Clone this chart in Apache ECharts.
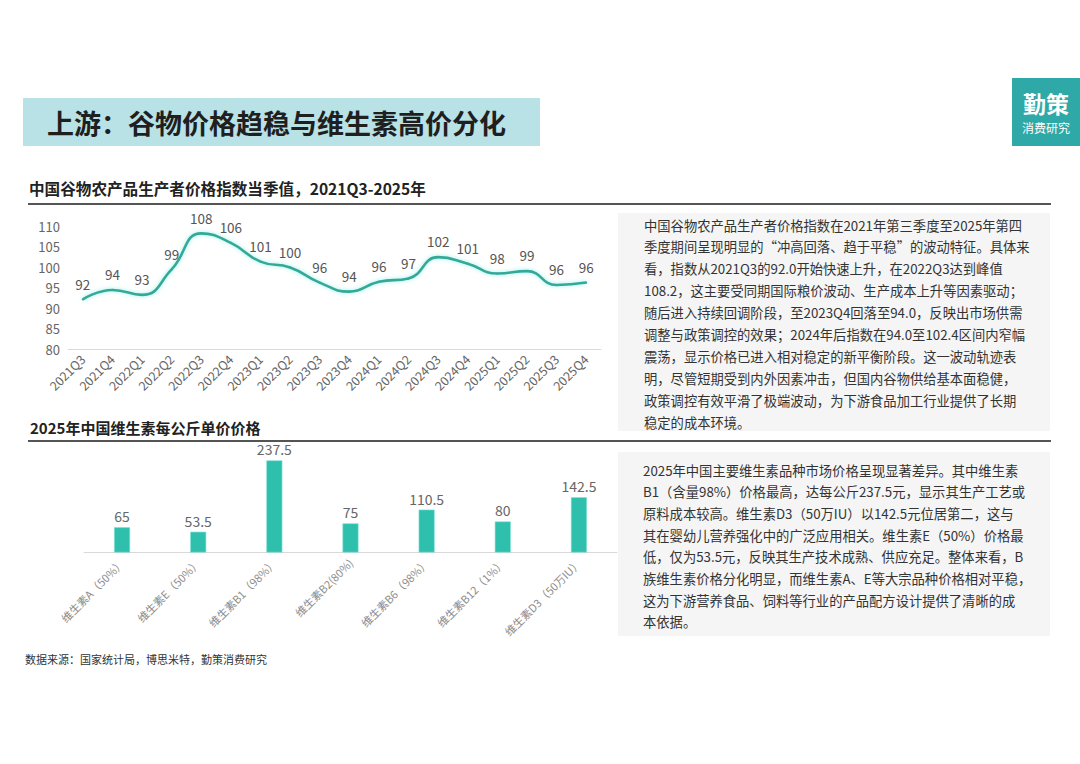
<!DOCTYPE html>
<html>
<head>
<meta charset="utf-8">
<script src="https://cdn.jsdelivr.net/npm/echarts@6/dist/echarts.min.js"></script>
<style>
html,body{margin:0;padding:0;background:#fff;}
#c{width:1080px;height:764px;}
</style>
</head>
<body>
<div id="c"></div>
<script>
// ---- data ----
var quarters = ['2021Q3','2021Q4','2022Q1','2022Q2','2022Q3','2022Q4','2023Q1','2023Q2','2023Q3','2023Q4','2024Q1','2024Q2','2024Q3','2024Q4','2025Q1','2025Q2','2025Q3','2025Q4'];
var priceIndex = [92.1,94.4,93.2,99.4,108.2,105.9,101.3,99.9,96.2,94.0,96.4,97.2,102.4,100.8,98.4,99.0,95.6,96.2];
var yTicks = [80,85,90,95,100,105,110];

var vitamins = ['维生素A（50%）','维生素E（50%）','维生素B1（98%）','维生素B2(80%)','维生素B6（98%）','维生素B12（1%）','维生素D3（50万IU）'];
var vitaminPrice = [65,53.5,237.5,75,110.5,80,142.5];

var titleText = '上游：谷物价格趋稳与维生素高价分化';
var heading1 = '中国谷物农产品生产者价格指数当季值，2021Q3-2025年';
var heading2 = '2025年中国维生素每公斤单价价格';
var sourceText = '数据来源：国家统计局，博思米特，勤策消费研究';
var para1 = [
 '中国谷物农产品生产者价格指数在2021年第三季度至2025年第四',
 '季度期间呈现明显的“冲高回落、趋于平稳”的波动特征。具体来',
 '看，指数从2021Q3的92.0开始快速上升，在2022Q3达到峰值',
 '108.2，这主要受同期国际粮价波动、生产成本上升等因素驱动；',
 '随后进入持续回调阶段，至2023Q4回落至94.0，反映出市场供需',
 '调整与政策调控的效果；2024年后指数在94.0至102.4区间内窄幅',
 '震荡，显示价格已进入相对稳定的新平衡阶段。这一波动轨迹表',
 '明，尽管短期受到内外因素冲击，但国内谷物供给基本面稳健，',
 '政策调控有效平滑了极端波动，为下游食品加工行业提供了长期',
 '稳定的成本环境。'
];
var para2 = [
 '2025年中国主要维生素品种市场价格呈现显著差异。其中维生素',
 'B1（含量98%）价格最高，达每公斤237.5元，显示其生产工艺或',
 '原料成本较高。维生素D3（50万IU）以142.5元位居第二，这与',
 '其在婴幼儿营养强化中的广泛应用相关。维生素E（50%）价格最',
 '低，仅为53.5元，反映其生产技术成熟、供应充足。整体来看，B',
 '族维生素价格分化明显，而维生素A、E等大宗品种价格相对平稳，',
 '这为下游营养食品、饲料等行业的产品配方设计提供了清晰的成',
 '本依据。'
];

var FONT = '"Noto Sans CJK SC","Noto Sans",sans-serif';
var chart = echarts.init(document.getElementById('c'), null, {renderer:'svg'});

var graphics = [
  {type:'rect', shape:{x:23,y:98,width:517,height:48}, style:{fill:'#b8e2e5'}},
  {type:'text', style:{text:titleText, x:47, y:122, fill:'#1f1f1f', font:'bold 27px '+FONT, textVerticalAlign:'middle'}},
  {type:'rect', shape:{x:1012,y:78,width:68,height:68}, style:{fill:'#2fa9a7'}},
  {type:'text', style:{text:'勤策', x:1046, y:103, fill:'#fff', font:'bold 23px '+FONT, textAlign:'center', textVerticalAlign:'middle'}},
  {type:'text', style:{text:'消费研究', x:1046, y:127, fill:'#fff', font:'12px '+FONT, textAlign:'center', textVerticalAlign:'middle'}},
  {type:'text', style:{text:heading1, x:29, y:188, fill:'#222', font:'bold 15.6px '+FONT, textVerticalAlign:'middle'}},
  {type:'rect', shape:{x:28,y:203,width:1023,height:2}, style:{fill:'#555'}},
  {type:'text', style:{text:heading2, x:30, y:427, fill:'#222', font:'bold 15px '+FONT, textVerticalAlign:'middle'}},
  {type:'rect', shape:{x:28,y:440,width:1023,height:2}, style:{fill:'#555'}},
  {type:'rect', shape:{x:618,y:213,width:432,height:218}, style:{fill:'#f5f5f5'}},
  {type:'rect', shape:{x:618,y:452,width:432,height:184}, style:{fill:'#f5f5f5'}},
  {type:'text', style:{text:sourceText, x:25, y:659, fill:'#333', font:'11px '+FONT, textVerticalAlign:'middle'}}
];
para1.forEach(function(t,i){
  graphics.push({type:'text', style:{text:t, x:644, y:225+i*21.9, fill:'#333', font:'13.3px '+FONT, textVerticalAlign:'middle'}});
});
para2.forEach(function(t,i){
  graphics.push({type:'text', style:{text:t, x:643, y:470+i*21.7, fill:'#333', font:'13.3px '+FONT, textVerticalAlign:'middle'}});
});

chart.setOption({
  animation:false,
  textStyle:{fontFamily:FONT},
  grid:[
    {left:68, top:226, width:533, height:123},
    {left:84, top:455.5, width:533, height:97}
  ],
  xAxis:[
    {type:'category', gridIndex:0, data:quarters, boundaryGap:true,
     axisLine:{lineStyle:{color:'#d9d9d9'}}, axisTick:{show:false},
     axisLabel:{rotate:45, color:'#666', fontSize:12.5, margin:8, interval:0}},
    {type:'category', gridIndex:1, data:vitamins, boundaryGap:true,
     axisLine:{lineStyle:{color:'#d9d9d9'}}, axisTick:{show:false},
     axisLabel:{rotate:45, color:'#8c8c8c', fontSize:11, margin:8, interval:0}}
  ],
  yAxis:[
    {type:'value', gridIndex:0, min:yTicks[0], max:yTicks[yTicks.length-1], interval:5,
     axisLine:{show:false}, axisTick:{show:false}, splitLine:{show:false},
     axisLabel:{color:'#666', fontSize:13, margin:8}},
    {type:'value', gridIndex:1, min:0, max:250, show:false, splitLine:{show:false}}
  ],
  series:[
    {type:'line', xAxisIndex:0, yAxisIndex:0, data:priceIndex, smooth:0.5,
     symbol:'circle', symbolSize:2, showSymbol:true, itemStyle:{color:'#35a898'},
     lineStyle:{color:'#35a898', width:2.6, shadowColor:'rgba(80,230,215,0.6)', shadowBlur:4},
     label:{show:true, position:'top', distance:8, color:'#555', fontSize:13.5,
       formatter:function(p){return String(Math.round(p.value));}}},
    {type:'bar', xAxisIndex:1, yAxisIndex:1, data:vitaminPrice, barWidth:16,
     itemStyle:{color:'#2ebfad', borderColor:'#7fe3d8', borderWidth:0.6},
     label:{show:true, position:'top', distance:4, color:'#666', fontSize:14}}
  ],
  graphic:graphics
});
</script>
</body>
</html>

EXERCISE GOAL: All the lines above are to be reproduced exactly, except the pictures.

THE RESPONSE:
Clone this chart in Apache ECharts.
<!DOCTYPE html>
<html>
<head>
<meta charset="utf-8">
<script src="https://cdn.jsdelivr.net/npm/echarts@6/dist/echarts.min.js"></script>
<style>
html,body{margin:0;padding:0;background:#fff;}
#c{width:1080px;height:764px;}
</style>
</head>
<body>
<div id="c"></div>
<script>
// ---- data ----
var quarters = ['2021Q3','2021Q4','2022Q1','2022Q2','2022Q3','2022Q4','2023Q1','2023Q2','2023Q3','2023Q4','2024Q1','2024Q2','2024Q3','2024Q4','2025Q1','2025Q2','2025Q3','2025Q4'];
var priceIndex = [92.1,94.4,93.2,99.4,108.2,105.9,101.3,99.9,96.2,94.0,96.4,97.2,102.4,100.8,98.4,99.0,95.6,96.2];
var yTicks = [80,85,90,95,100,105,110];

var vitamins = ['维生素A（50%）','维生素E（50%）','维生素B1（98%）','维生素B2(80%)','维生素B6（98%）','维生素B12（1%）','维生素D3（50万IU）'];
var vitaminPrice = [65,53.5,237.5,75,110.5,80,142.5];

var titleText = '上游：谷物价格趋稳与维生素高价分化';
var heading1 = '中国谷物农产品生产者价格指数当季值，2021Q3-2025年';
var heading2 = '2025年中国维生素每公斤单价价格';
var sourceText = '数据来源：国家统计局，博思米特，勤策消费研究';
var para1 = [
 '中国谷物农产品生产者价格指数在2021年第三季度至2025年第四',
 '季度期间呈现明显的“冲高回落、趋于平稳”的波动特征。具体来',
 '看，指数从2021Q3的92.0开始快速上升，在2022Q3达到峰值',
 '108.2，这主要受同期国际粮价波动、生产成本上升等因素驱动；',
 '随后进入持续回调阶段，至2023Q4回落至94.0，反映出市场供需',
 '调整与政策调控的效果；2024年后指数在94.0至102.4区间内窄幅',
 '震荡，显示价格已进入相对稳定的新平衡阶段。这一波动轨迹表',
 '明，尽管短期受到内外因素冲击，但国内谷物供给基本面稳健，',
 '政策调控有效平滑了极端波动，为下游食品加工行业提供了长期',
 '稳定的成本环境。'
];
var para2 = [
 '2025年中国主要维生素品种市场价格呈现显著差异。其中维生素',
 'B1（含量98%）价格最高，达每公斤237.5元，显示其生产工艺或',
 '原料成本较高。维生素D3（50万IU）以142.5元位居第二，这与',
 '其在婴幼儿营养强化中的广泛应用相关。维生素E（50%）价格最',
 '低，仅为53.5元，反映其生产技术成熟、供应充足。整体来看，B',
 '族维生素价格分化明显，而维生素A、E等大宗品种价格相对平稳，',
 '这为下游营养食品、饲料等行业的产品配方设计提供了清晰的成',
 '本依据。'
];

var FONT = '"Noto Sans CJK SC","Noto Sans",sans-serif';
var chart = echarts.init(document.getElementById('c'), null, {renderer:'svg'});

var graphics = [
  {type:'rect', shape:{x:23,y:98,width:517,height:48}, style:{fill:'#b8e2e5'}},
  {type:'text', style:{text:titleText, x:47, y:122, fill:'#1f1f1f', font:'bold 27px '+FONT, textVerticalAlign:'middle'}},
  {type:'rect', shape:{x:1012,y:78,width:68,height:68}, style:{fill:'#2fa9a7'}},
  {type:'text', style:{text:'勤策', x:1046, y:103, fill:'#fff', font:'bold 23px '+FONT, textAlign:'center', textVerticalAlign:'middle'}},
  {type:'text', style:{text:'消费研究', x:1046, y:127, fill:'#fff', font:'12px '+FONT, textAlign:'center', textVerticalAlign:'middle'}},
  {type:'text', style:{text:heading1, x:29, y:188, fill:'#222', font:'bold 15.6px '+FONT, textVerticalAlign:'middle'}},
  {type:'rect', shape:{x:28,y:203,width:1023,height:2}, style:{fill:'#555'}},
  {type:'text', style:{text:heading2, x:30, y:427, fill:'#222', font:'bold 15px '+FONT, textVerticalAlign:'middle'}},
  {type:'rect', shape:{x:28,y:440,width:1023,height:2}, style:{fill:'#555'}},
  {type:'rect', shape:{x:618,y:213,width:432,height:218}, style:{fill:'#f5f5f5'}},
  {type:'rect', shape:{x:618,y:452,width:432,height:184}, style:{fill:'#f5f5f5'}},
  {type:'text', style:{text:sourceText, x:25, y:659, fill:'#333', font:'11px '+FONT, textVerticalAlign:'middle'}}
];
para1.forEach(function(t,i){
  graphics.push({type:'text', style:{text:t, x:644, y:225+i*21.9, fill:'#333', font:'13.3px '+FONT, textVerticalAlign:'middle'}});
});
para2.forEach(function(t,i){
  graphics.push({type:'text', style:{text:t, x:643, y:470+i*21.7, fill:'#333', font:'13.3px '+FONT, textVerticalAlign:'middle'}});
});

chart.setOption({
  animation:false,
  textStyle:{fontFamily:FONT},
  grid:[
    {left:68, top:226, width:533, height:123},
    {left:84, top:455.5, width:533, height:97}
  ],
  xAxis:[
    {type:'category', gridIndex:0, data:quarters, boundaryGap:true,
     axisLine:{lineStyle:{color:'#d9d9d9'}}, axisTick:{show:false},
     axisLabel:{rotate:45, color:'#666', fontSize:12.5, margin:8, interval:0}},
    {type:'category', gridIndex:1, data:vitamins, boundaryGap:true,
     axisLine:{lineStyle:{color:'#d9d9d9'}}, axisTick:{show:false},
     axisLabel:{rotate:45, color:'#8c8c8c', fontSize:11, margin:8, interval:0}}
  ],
  yAxis:[
    {type:'value', gridIndex:0, min:yTicks[0], max:yTicks[yTicks.length-1], interval:5,
     axisLine:{show:false}, axisTick:{show:false}, splitLine:{show:false},
     axisLabel:{color:'#666', fontSize:13, margin:8}},
    {type:'value', gridIndex:1, min:0, max:250, show:false, splitLine:{show:false}}
  ],
  series:[
    {type:'line', xAxisIndex:0, yAxisIndex:0, data:priceIndex, smooth:0.5,
     symbol:'circle', symbolSize:2, showSymbol:true, itemStyle:{color:'#35a898'},
     lineStyle:{color:'#35a898', width:2.6, shadowColor:'rgba(80,230,215,0.6)', shadowBlur:4},
     label:{show:true, position:'top', distance:8, color:'#555', fontSize:13.5,
       formatter:function(p){return String(Math.round(p.value));}}},
    {type:'bar', xAxisIndex:1, yAxisIndex:1, data:vitaminPrice, barWidth:16,
     itemStyle:{color:'#2ebfad', borderColor:'#7fe3d8', borderWidth:0.6},
     label:{show:true, position:'top', distance:4, color:'#666', fontSize:14}}
  ],
  graphic:graphics
});
</script>
</body>
</html>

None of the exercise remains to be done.